Current state is tests passing (but not tested in depth, just existing test minus 2 that acts differently).
All test runs on this new proof (see COMPLEX_HASH associated constant definition in test-support/reference-trie/src/lib.rs).
Code and interface change needs rework (lots of TODOs and duplicated code but initial purpose of writing this was to pass tests in order to check limitations and possibly unexpected blockers).
Performance was not really checked thoroughly (binary hasher trait is incredibly awkward at this point and is instantiated for every binary hash, and there is some skippable memcopy), on iter_build it looked like a ~40% perf dropdown.
Proof build from Recorder are not trimmed (recorder record all stored data and cannot really skip some child hash).
Proof compacted with trie_codec and 'generate_proof' do skip child hash not needed for binary tree hash.
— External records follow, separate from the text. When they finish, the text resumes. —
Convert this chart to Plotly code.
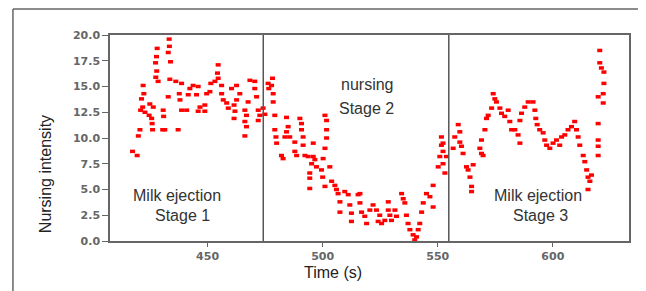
import plotly.graph_objects as go

# Time (s) and nursing intensity
time_s = [417.4, 419.4, 419.9, 420.6, 420.9, 421.3, 421.8, 422.0, 422.3, 422.8,
          424.6, 424.9, 425.7, 425.9, 426.1, 426.4, 427.4, 427.5, 427.8, 427.9,
          428.1, 428.5, 430.5, 430.7, 430.9, 431.4, 432.9, 432.9, 433.3, 433.4,
          433.6, 433.9, 436.2, 437.2, 437.7, 438.0, 438.7, 438.7, 440.9, 441.6,
          442.3, 443.7, 445.2, 445.9, 445.9, 446.7, 448.8, 448.8, 449.6, 451.0,
          451.4, 453.2, 454.3, 454.6, 454.6, 456.1, 456.1, 456.8, 458.3, 459.0,
          460.4, 461.5, 461.5, 461.9, 462.6, 462.6, 464.0, 466.2, 466.2, 466.2,
          466.9, 466.9, 467.6, 468.4, 470.5, 470.5, 471.3, 472.0, 472.0, 472.7,
          474.1, 474.9, 476.3, 476.6, 477.8, 478.2, 478.5, 478.5, 479.2, 479.2,
          479.7, 480.0, 482.1, 482.8, 483.6, 484.3, 484.3, 485.0, 485.7, 487.9,
          487.9, 488.7, 490.1, 490.8, 490.8, 491.5, 491.5, 492.3, 493.7, 494.4,
          494.4, 494.4, 495.2, 495.9, 495.9, 496.6, 497.3, 499.5, 500.0, 500.2,
          501.0, 501.0, 501.0, 501.7, 501.7, 501.7, 503.1, 503.9, 505.3, 506.0,
          506.7, 507.5, 507.5, 509.6, 511.1, 511.8, 512.5, 512.5, 515.4, 516.2,
          516.2, 516.9, 518.3, 519.1, 520.5, 521.9, 523.4, 524.1, 524.8, 525.6,
          527.0, 528.5, 528.5, 529.2, 529.9, 531.4, 532.1, 534.3, 535.0, 535.7,
          536.4, 537.1, 537.9, 539.3, 540.0, 540.8, 541.5, 542.2, 543.0, 543.7,
          545.1, 546.6, 548.0, 548.0, 550.2, 550.9, 551.6, 551.6, 552.3, 552.3,
          552.3, 553.1, 553.8, 556.7, 557.4, 558.9, 559.6, 559.6, 560.3, 561.0,
          562.5, 563.2, 564.0, 564.7, 564.7, 565.4, 568.3, 569.0, 569.0, 569.7,
          570.5, 571.2, 571.9, 573.4, 574.1, 574.8, 575.5, 577.0, 577.7, 579.1,
          580.6, 581.3, 582.1, 583.5, 584.9, 585.7, 585.7, 586.4, 587.8, 589.3,
          591.4, 592.2, 592.6, 593.2, 594.3, 595.8, 596.5, 597.3, 598.7, 600.1,
          601.6, 603.0, 603.8, 605.2, 606.6, 608.1, 609.5, 610.3, 611.0, 611.7,
          613.2, 613.9, 614.7, 615.3, 615.3, 616.1, 616.8, 619.7, 619.7, 619.7,
          619.7, 619.7, 620.4, 620.4, 621.1, 621.9, 621.9, 622.2, 622.2]
intensity = [8.7, 8.3, 10.2, 10.8, 12.7, 13.8, 13.0, 15.1, 14.3, 12.5,
             12.2, 13.3, 11.9, 11.4, 10.8, 13.0, 17.3, 15.9, 17.9, 16.5,
             18.7, 15.5, 10.8, 12.7, 12.1, 10.8, 18.3, 14.0, 19.6, 18.9,
             15.7, 17.4, 15.5, 10.8, 14.3, 13.7, 15.3, 12.7, 12.7, 14.2,
             14.8, 15.1, 14.2, 15.0, 12.6, 13.0, 13.2, 12.6, 14.3, 14.5,
             15.3, 15.5, 16.3, 17.1, 15.8, 15.1, 14.3, 13.7, 13.4, 12.9,
             14.8, 13.2, 11.9, 12.6, 15.1, 13.7, 14.3, 12.7, 11.6, 10.2,
             12.2, 11.1, 13.5, 15.6, 15.5, 14.8, 14.0, 12.7, 11.7, 12.2,
             12.9, 12.3, 15.3, 14.8, 15.1, 15.8, 14.3, 13.5, 12.2, 10.8,
             10.1, 9.5, 8.3, 8.0, 10.1, 12.0, 10.6, 11.1, 10.1, 9.6,
             8.7, 8.3, 11.9, 11.4, 10.8, 10.1, 9.3, 8.3, 8.2, 6.6,
             6.1, 5.1, 7.5, 9.5, 8.2, 7.9, 7.2, 6.9, 6.2, 8.0,
             12.2, 9.0, 5.3, 11.7, 10.8, 10.0, 7.2, 5.8, 5.4, 5.0,
             4.6, 3.8, 2.8, 4.8, 4.5, 3.5, 2.7, 1.9, 4.5, 4.6,
             3.7, 2.8, 2.4, 1.7, 3.0, 3.5, 3.0, 1.9, 2.5, 1.7,
             2.0, 3.8, 3.0, 2.5, 2.0, 3.0, 2.4, 4.6, 4.1, 3.7,
             2.5, 1.7, 1.1, 0.6, 0.1, 0.4, 1.1, 1.7, 2.8, 3.7,
             4.6, 4.3, 3.3, 5.4, 7.2, 8.2, 9.3, 10.1, 7.5, 9.5,
             8.7, 6.6, 8.2, 9.0, 10.1, 11.3, 10.6, 9.6, 9.2, 8.5,
             7.2, 6.9, 6.2, 5.3, 4.8, 7.4, 9.0, 9.8, 8.5, 8.3,
             10.8, 11.9, 12.2, 12.9, 14.3, 13.8, 13.5, 12.9, 12.4, 12.1,
             12.7, 11.6, 10.8, 10.8, 10.3, 9.5, 11.7, 12.4, 13.0, 13.5,
             13.5, 12.7, 11.9, 11.3, 10.8, 10.5, 9.8, 9.3, 9.0, 9.5,
             9.8, 9.3, 10.1, 10.3, 10.8, 11.1, 11.6, 10.8, 10.1, 9.3,
             8.3, 7.7, 6.9, 6.2, 5.0, 5.8, 6.4, 8.3, 9.2, 9.8,
             11.4, 14.0, 18.5, 17.3, 16.8, 14.3, 13.4, 16.4, 15.3]

stage_bounds = [474.2, 554.8]
label_texts = ["Milk ejection", "Stage 1", "nursing", "Stage 2", "Milk ejection", "Stage 3"]
label_x = [436.7, 439.0, 519.2, 519.2, 593.5, 594.6]
label_y = [4.37, 2.43, 15.15, 12.9, 4.37, 2.43]
y_ticks = [0, 2.5, 5, 7.5, 10, 12.5, 15, 17.5, 20]
x_ticks = [450, 500, 550, 600]

fig = go.Figure()
fig.add_trace(go.Scatter(
    x=time_s, y=intensity, mode="markers",
    marker=dict(symbol="line-ew", size=3.6, color="#ff0000",
                line=dict(color="#ff0000", width=3.5)),
    cliponaxis=False, showlegend=False))

shapes = []
for b in stage_bounds:
    shapes.append(dict(type="line", xref="x", yref="y", x0=b, x1=b, y0=0, y1=20.2,
                       line=dict(color="#555555", width=1.5)))
# outer frame of the figure image
shapes.append(dict(type="line", xref="paper", yref="paper", x0=-0.187, x1=-0.187,
                   y0=-0.3, y1=1.126, line=dict(color="#666666", width=1.5)))
shapes.append(dict(type="line", xref="paper", yref="paper", x0=-0.187, x1=1.1,
                   y0=1.126, y1=1.126, line=dict(color="#666666", width=1.5)))

annotations = []
for t, x, y in zip(label_texts, label_x, label_y):
    annotations.append(dict(text=t, x=x, y=y, xref="x", yref="y", showarrow=False,
                            xanchor="center", yanchor="middle",
                            font=dict(family="Liberation Sans", size=16, color="#333333")))
annotations.append(dict(text="Time (s)", x=0.429, y=-0.155, xref="paper", yref="paper",
                        showarrow=False, xanchor="center", yanchor="middle",
                        font=dict(family="Liberation Sans", size=16, color="#222222")))
annotations.append(dict(text="Nursing intensity", x=-0.125, y=0.325, xref="paper", yref="paper",
                        showarrow=False, xanchor="center", yanchor="middle", textangle=-90,
                        font=dict(family="Liberation Sans", size=16, color="#222222")))

fig.update_layout(
    width=638, height=283,
    margin=dict(l=102, r=17, t=27, b=50),
    paper_bgcolor="white", plot_bgcolor="white",
    shapes=shapes, annotations=annotations,
    xaxis=dict(range=[407.6, 633.1], tickvals=x_ticks, showgrid=False, zeroline=False,
               showline=True, mirror=True, linecolor="#666666", linewidth=1.5,
               ticks="outside", ticklen=4, tickcolor="#666666",
               tickfont=dict(family="DejaVu Sans", size=11, color="#666666", weight="bold")),
    yaxis=dict(range=[0, 20], tickvals=y_ticks, tickformat=".1f", showgrid=False, zeroline=False,
               showline=True, mirror=True, linecolor="#666666", linewidth=1.5,
               ticks="outside", ticklen=6, tickcolor="#666666",
               tickfont=dict(family="DejaVu Sans", size=11, color="#666666", weight="bold")),
)

fig.write_html("out.html")
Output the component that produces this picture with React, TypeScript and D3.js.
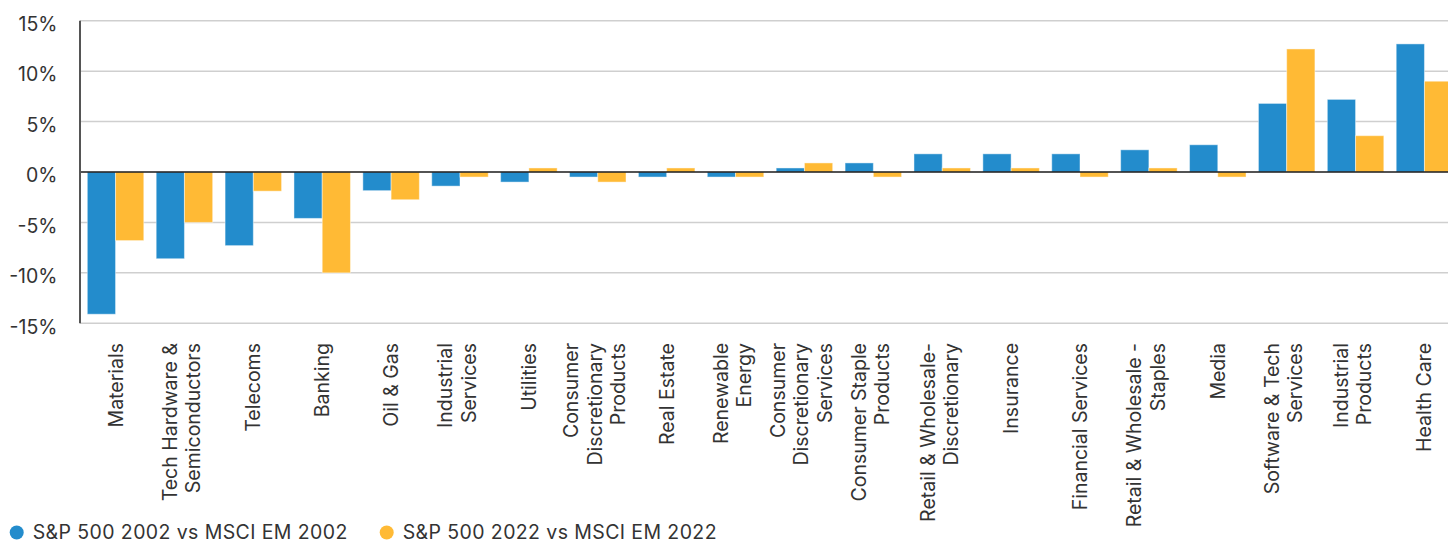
import * as d3 from "d3"

// sector labels, split into the lines shown on the rotated axis
const categories: string[][] = [
  ["Materials"],
  ["Tech Hardware &", "Semiconductors"],
  ["Telecoms"],
  ["Banking"],
  ["Oil & Gas"],
  ["Industrial", "Services"],
  ["Utilities"],
  ["Consumer", "Discretionary", "Products"],
  ["Real Estate"],
  ["Renewable", "Energy"],
  ["Consumer", "Discretionary", "Services"],
  ["Consumer Staple", "Products"],
  ["Retail & Wholesale-", "Discretionary"],
  ["Insurance"],
  ["Financial Services"],
  ["Retail & Wholesale -", "Staples"],
  ["Media"],
  ["Software & Tech", "Services"],
  ["Industrial", "Products"],
  ["Health Care"],
]

const series2002 = [
  -14.1, -8.6, -7.3, -4.6, -1.85, -1.4, -1.0, -0.5, -0.5, -0.5, 0.4, 0.9, 1.8, 1.8, 1.8, 2.2, 2.7, 6.8, 7.2,
  12.7,
]
const series2022 = [
  -6.8, -5.0, -1.9, -10.0, -2.75, -0.5, 0.4, -1.0, 0.4, -0.5, 0.9, -0.5, 0.4, 0.4, -0.5, 0.4, -0.5, 12.2, 3.6,
  9.0,
]

const seriesNames = ["S&P 500 2002 vs MSCI EM 2002", "S&P 500 2022 vs MSCI EM 2022"]
const seriesColors = ["#238ccc", "#ffba35"]
const yTicks = [15, 10, 5, 0, -5, -10, -15]

const FONT = "Inter, 'Noto Sans', sans-serif"
const TEXT = "#333333"

export default function App() {
  const width = 1448
  const height = 544
  const left = 80
  const top = 20.7
  const bottom = 323.3

  const keys = categories.map((c) => c.join(" "))

  const x = d3
    .scaleBand<string>()
    .domain(keys)
    .range([left, 1460])
    .paddingInner(0.18)
    .paddingOuter(0.106)

  const xs = d3.scaleBand<number>().domain([0, 1]).range([0, x.bandwidth()])

  const y = d3.scaleLinear().domain([-15, 15]).range([bottom, top])

  const allSeries = [series2002, series2022]
  const fontSize = 19.5
  const lineH = 23.4

  return (
    <svg
      width={width}
      height={height}
      style={{ position: "absolute", left: 0, top: 0, background: "#fff" }}
      fontFamily={FONT}
    >
      {/* grid */}
      {yTicks.map((t) => (
        <line
          key={t}
          x1={left}
          x2={width}
          y1={y(t)}
          y2={y(t)}
          stroke={t === 0 ? "none" : "#cfcfcf"}
          strokeWidth={1.5}
        />
      ))}
      {yTicks.map((t) => (
        <text
          key={"l" + t}
          x={57.5}
          y={y(t) + 3.5}
          dy="0.35em"
          textAnchor="end"
          fontSize={fontSize}
          fill={TEXT}
        >
          {t}%
        </text>
      ))}

      {/* bars */}
      {allSeries.map((vals, si) =>
        vals.map((v, i) => {
          const x0 = (x(keys[i]) ?? 0) + (xs(si) ?? 0)
          const y0 = y(Math.max(0, v))
          const h = Math.abs(y(v) - y(0))
          return (
            <rect
              key={si + "-" + i}
              x={x0}
              y={y0}
              width={xs.bandwidth()}
              height={h}
              fill={seriesColors[si]}
              stroke="rgba(255,255,255,0.45)"
              strokeWidth={1}
            />
          )
        }),
      )}

      {/* zero line and left axis */}
      <line x1={left} x2={width} y1={y(0)} y2={y(0)} stroke="#1a1a1a" strokeWidth={1.6} />
      <line x1={left} x2={left} y1={top} y2={bottom} stroke="#555555" strokeWidth={2} />

      {/* category labels */}
      {categories.map((lines, i) => {
        const cx = (x(keys[i]) ?? 0) + x.bandwidth() / 2
        const n = lines.length
        return lines.map((ln, j) => {
          const bx = cx + (j - (n - 1) / 2) * lineH + 7 - (n > 1 ? 3 : 0)
          return (
            <text
              key={i + "-" + j}
              transform={`translate(${bx},343) rotate(-90)`}
              textAnchor="end"
              fontSize={fontSize}
              fill={TEXT}
            >
              {ln}
            </text>
          )
        })
      })}

      {/* legend */}
      {seriesNames.map((name, i) => {
        const lx = i === 0 ? 16.7 : 386.7
        return (
          <g key={name}>
            <circle cx={lx} cy={532.5} r={7} fill={seriesColors[i]} />
            <text x={lx + 16} y={539} fontSize={fontSize} letterSpacing={0.4} fill={TEXT}>
              {name}
            </text>
          </g>
        )
      })}
    </svg>
  )
}
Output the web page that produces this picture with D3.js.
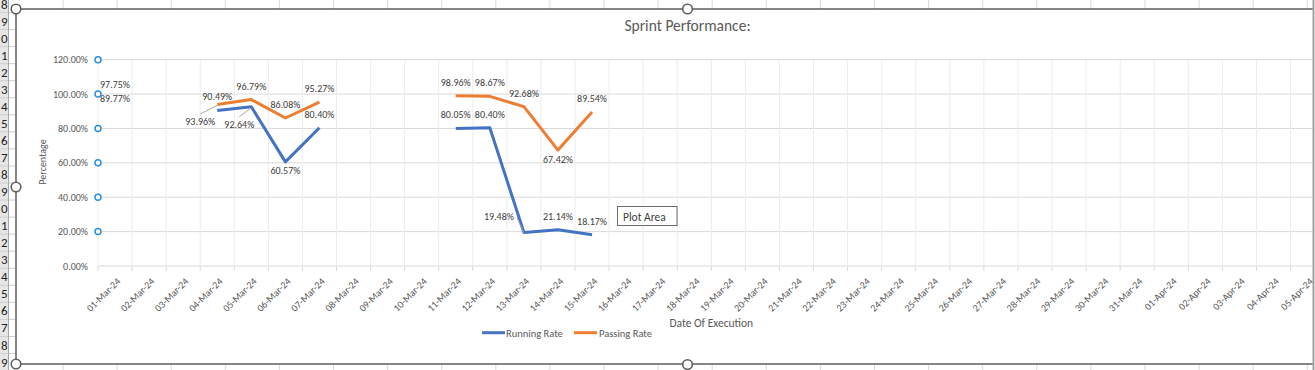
<!DOCTYPE html>
<html>
<head>
<meta charset="utf-8">
<script src="https://cdn.jsdelivr.net/npm/d3@7"></script>
<style>
  body { margin: 0; background: #fff; }
  svg { display: block; font-family: Calibri, Carlito, Lato, "Open Sans", sans-serif; }
</style>
</head>
<body>
<svg id="chart" width="1315" height="370"></svg>
<script>
// chart data
const categories = [
  "01-Mar-24", "02-Mar-24", "03-Mar-24", "04-Mar-24", "05-Mar-24", "06-Mar-24",
  "07-Mar-24", "08-Mar-24", "09-Mar-24", "10-Mar-24", "11-Mar-24", "12-Mar-24",
  "13-Mar-24", "14-Mar-24", "15-Mar-24", "16-Mar-24", "17-Mar-24", "18-Mar-24",
  "19-Mar-24", "20-Mar-24", "21-Mar-24", "22-Mar-24", "23-Mar-24", "24-Mar-24",
  "25-Mar-24", "26-Mar-24", "27-Mar-24", "28-Mar-24", "29-Mar-24", "30-Mar-24",
  "31-Mar-24", "01-Apr-24", "02-Apr-24", "03-Apr-24", "04-Apr-24", "05-Apr-24"
];
const runDates = ["01-Mar-24", "04-Mar-24", "05-Mar-24", "06-Mar-24", "07-Mar-24",
  "11-Mar-24", "12-Mar-24", "13-Mar-24", "14-Mar-24", "15-Mar-24"];
const runningRate = [89.77, 90.49, 92.64, 60.57, 80.40, 80.05, 80.40, 19.48, 21.14, 18.17];
const passingRate = [97.75, 93.96, 96.79, 86.08, 95.27, 98.96, 98.67, 92.68, 67.42, 89.54];
const yTicks = [0, 20, 40, 60, 80, 100, 120];
const seriesNames = ["Running Rate", "Passing Rate"];

const svg = document.getElementById("chart");
const root = d3.select(svg);
root.selectAll("*").remove();

// layout
const plotLeft = 98;
const plotRight = 1324.6;
const plotTop = 59.7;
const plotBottom = 266;
const winEdge = 1313;
const colors = ["#4472C4", "#ED7D31"];
const textColor = "#595959";

const x = d3.scaleBand().domain(categories).range([plotLeft, plotRight]);
const y = d3.scaleLinear().domain([0, 120]).range([plotBottom, plotTop]);
const cx = d => x(d) + x.bandwidth() / 2;

// labels that Excel had moved by hand (dx, dy from the default spot)
const labelMoves = {
  "0|05-Mar-24": { dx: -12, dy: 21, leader: true },
  "0|06-Mar-24": { dx: 0, dy: 12.5 },
  "0|13-Mar-24": { dx: -25, dy: -12.5, leader: true },
  "1|04-Mar-24": { dx: -17, dy: 20.5, leader: true },
  "1|14-Mar-24": { dx: 0, dy: 12.5 }
};

root.append("defs").append("clipPath").attr("id", "win")
  .append("rect").attr("x", 0).attr("y", 0).attr("width", winEdge).attr("height", 370);

const g = root.append("g").attr("clip-path", "url(#win)");

/*
  spreadsheet behind the chart
*/
function drawSheet() {
  const rowH = 17.05;
  const colXs = d3.range(63, 1315, 54.1);
  // column lines peeking above and below the chart
  g.selectAll(".colTop").data(colXs).join("line")
    .attr("x1", d => d).attr("x2", d => d).attr("y1", 0).attr("y2", 370)
    .attr("stroke", "#dadada");
  // row header strip
  g.append("rect").attr("x", 0).attr("y", 0).attr("width", 8.5).attr("height", 370)
    .attr("fill", "#e6e6e6");
  const rows = d3.range(0, 22);
  g.selectAll(".rowLine").data(rows).join("line")
    .attr("x1", 0).attr("x2", 16).attr("y1", d => 12.5 + d * rowH).attr("y2", d => 12.5 + d * rowH)
    .attr("stroke", "#cfcfcf");
  g.append("line").attr("x1", 8.5).attr("x2", 8.5).attr("y1", 0).attr("y2", 370)
    .attr("stroke", "#a9a9a9");
  g.selectAll(".rowNum").data(rows).join("text")
    .attr("x", 7.5).attr("y", d => 8.5 + d * rowH)
    .attr("text-anchor", "end")
    .style("font-family", "Calibri, Carlito, 'Liberation Sans', sans-serif")
    .style("font-size", "13px").attr("fill", "#222")
    .text(d => String((18 + d) % 10));
}

/*
  chart frame
*/
function drawFrame() {
  g.append("rect").attr("x", 16).attr("y", 9).attr("width", 1343).attr("height", 355)
    .attr("fill", "#fff").attr("stroke", "#5f5f5f").attr("stroke-width", 1.5);
}

function drawGrid() {
  // horizontal gridlines
  g.selectAll(".hgrid").data(yTicks).join("line")
    .attr("x1", plotLeft).attr("x2", plotRight)
    .attr("y1", d => y(d)).attr("y2", d => y(d))
    .attr("stroke", "#d9d9d9").attr("stroke-width", 1);
  // vertical gridlines at category edges
  const edges = categories.map(d => x(d)).concat([plotRight]);
  g.selectAll(".vgrid").data(edges).join("line")
    .attr("x1", d => d).attr("x2", d => d)
    .attr("y1", plotTop).attr("y2", plotBottom)
    .attr("stroke", "#ececec").attr("stroke-width", 1);
  // x axis ticks
  g.selectAll(".xtick").data(edges).join("line")
    .attr("x1", d => d).attr("x2", d => d)
    .attr("y1", plotBottom).attr("y2", plotBottom + 5)
    .attr("stroke", "#d9d9d9");
}

function drawAxes() {
  // y tick labels
  g.selectAll(".ylab").data(yTicks).join("text")
    .attr("x", 88).attr("y", d => y(d) + 3.5)
    .attr("text-anchor", "end")
    .style("font-size", "10px").attr("fill", textColor)
    .text(d => d.toFixed(2) + "%");
  // x tick labels, rotated
  g.selectAll(".xlab").data(categories).join("text")
    .attr("text-anchor", "end")
    .attr("transform", d => `translate(${cx(d) + 6},${plotBottom + 16}) rotate(-45)`)
    .style("font-size", "10px").attr("fill", textColor)
    .text(d => d);
  // axis titles
  g.append("text")
    .attr("transform", "translate(46,162) rotate(-90)")
    .attr("text-anchor", "middle")
    .style("font-size", "10px").attr("fill", textColor)
    .text("Percentage");
  g.append("text")
    .attr("x", (plotLeft + plotRight) / 2).attr("y", 326.5)
    .attr("text-anchor", "middle")
    .style("font-size", "11.5px").attr("fill", textColor)
    .text("Date Of Execution");
  g.append("text")
    .attr("x", 687.5).attr("y", 31)
    .attr("text-anchor", "middle")
    .style("font-size", "15.5px").attr("fill", textColor)
    .text("Sprint Performance:");
}

function seriesFor(values) {
  const byDate = new Map(runDates.map((d, i) => [d, values[i]]));
  return categories.map(d => ({ date: d, value: byDate.has(d) ? byDate.get(d) : null }));
}

function drawSeries() {
  const all = [runningRate, passingRate].map(seriesFor);
  const line = d3.line()
    .defined(d => d.value !== null)
    .x(d => cx(d.date))
    .y(d => y(d.value));

  g.selectAll(".series").data(all).join("path")
    .attr("d", line)
    .attr("fill", "none")
    .attr("stroke", (d, i) => colors[i])
    .attr("stroke-width", 3)
    .attr("stroke-linejoin", "round");

  // data labels
  const labels = [];
  all.forEach((s, si) => {
    s.filter(p => p.value !== null).forEach(p => {
      const mv = labelMoves[si + "|" + p.date] || { dx: 0, dy: -10 };
      labels.push({
        px: cx(p.date), py: y(p.value),
        lx: cx(p.date) + mv.dx, ly: y(p.value) + mv.dy,
        leader: mv.leader, text: p.value.toFixed(2) + "%"
      });
    });
  });

  // leader lines for moved labels
  g.selectAll(".leader").data(labels.filter(d => d.leader)).join("line")
    .attr("x1", d => d.ly > d.py ? d.lx : d.lx + 18)
    .attr("y1", d => d.ly > d.py ? d.ly - 11 : d.ly - 3)
    .attr("x2", d => d.px).attr("y2", d => d.py + 1)
    .attr("stroke", "#a6a6a6").attr("stroke-width", 1);

  g.selectAll(".dlab").data(labels).join("text")
    .attr("x", d => d.lx).attr("y", d => d.ly)
    .attr("text-anchor", "middle")
    .style("font-size", "10px").attr("fill", "#404040")
    .text(d => d.text);
}

function drawLegend() {
  const items = [{ x: 482, tx: 506 }, { x: 574, tx: 599 }];
  const lg = g.selectAll(".legend").data(seriesNames).join("g");
  lg.append("line")
    .attr("x1", (d, i) => items[i].x).attr("x2", (d, i) => items[i].x + 23)
    .attr("y1", 332.7).attr("y2", 332.7)
    .attr("stroke", (d, i) => colors[i]).attr("stroke-width", 3);
  lg.append("text")
    .attr("x", (d, i) => items[i].tx).attr("y", 336.5)
    .style("font-size", "10.5px").attr("fill", textColor)
    .text(d => d);
}

// selection bits Excel left on the picture
function drawSelection() {
  g.selectAll(".axisHandle").data(yTicks.filter(t => t > 0)).join("circle")
    .attr("cx", plotLeft).attr("cy", d => y(d)).attr("r", 3)
    .attr("fill", "#fff").attr("stroke", "#2f8fe0").attr("stroke-width", 1.5);

  const handles = [[16, 9], [16, 187], [16, 364], [687.5, 9], [687.5, 364.5]];
  g.selectAll(".handle").data(handles).join("circle")
    .attr("cx", d => d[0]).attr("cy", d => d[1]).attr("r", 4.8)
    .attr("fill", "#fff").attr("stroke", "#5f5f5f").attr("stroke-width", 1.6);

  // hover tooltip
  g.append("rect").attr("x", 617.5).attr("y", 206.5).attr("width", 59.5).attr("height", 19)
    .attr("fill", "#fff").attr("stroke", "#6b6b6b");
  g.append("text").attr("x", 623).attr("y", 220.5)
    .style("font-size", "11.5px").attr("fill", "#404040")
    .text("Plot Area");
}

drawSheet();
drawFrame();
drawGrid();
drawAxes();
drawSeries();
drawLegend();
drawSelection();

// window edge
root.append("line").attr("x1", winEdge + 0.5).attr("x2", winEdge + 0.5)
  .attr("y1", 0).attr("y2", 370).attr("stroke", "#a0a0a0").attr("stroke-width", 2);
</script>
</body>
</html>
The format is (inline node are never skipped for simplicity):
'standard encoded branch without children' ++ '2 byte bitmap in proof elements' ++ 'inline nodes' ++ 'additional hashes'
The bitmap is needed to know which children are defined as input for the proof (it is the skipped hash from compact proof ++ inline children).
Inline nodes are here even when not needed in the proof, this could be optimized but would change the proof compaction to go into inline node (that is the case for 'generate_proof' but I do not think it is worth it to have something different from the general case).
Additional hashes are the hashes needed to check proof in order (on a 4 size tree with one node in the proof it will be two elements: the sibling input hash and the hash of the other two siblings).
The binary hash applied is running over a sized binary tree with size defined as consecutive existing children of a branch (since we got a bitmap of their position in the header we can calculate the binary proof on a contiguous sequence).
So for a branch with one child the binary hash is the hash of the child, for two hash it is hash(hash1 ++ hash2) for three hash it is hash(hash(hash1 ++ hash2) ++ hash3) and so on.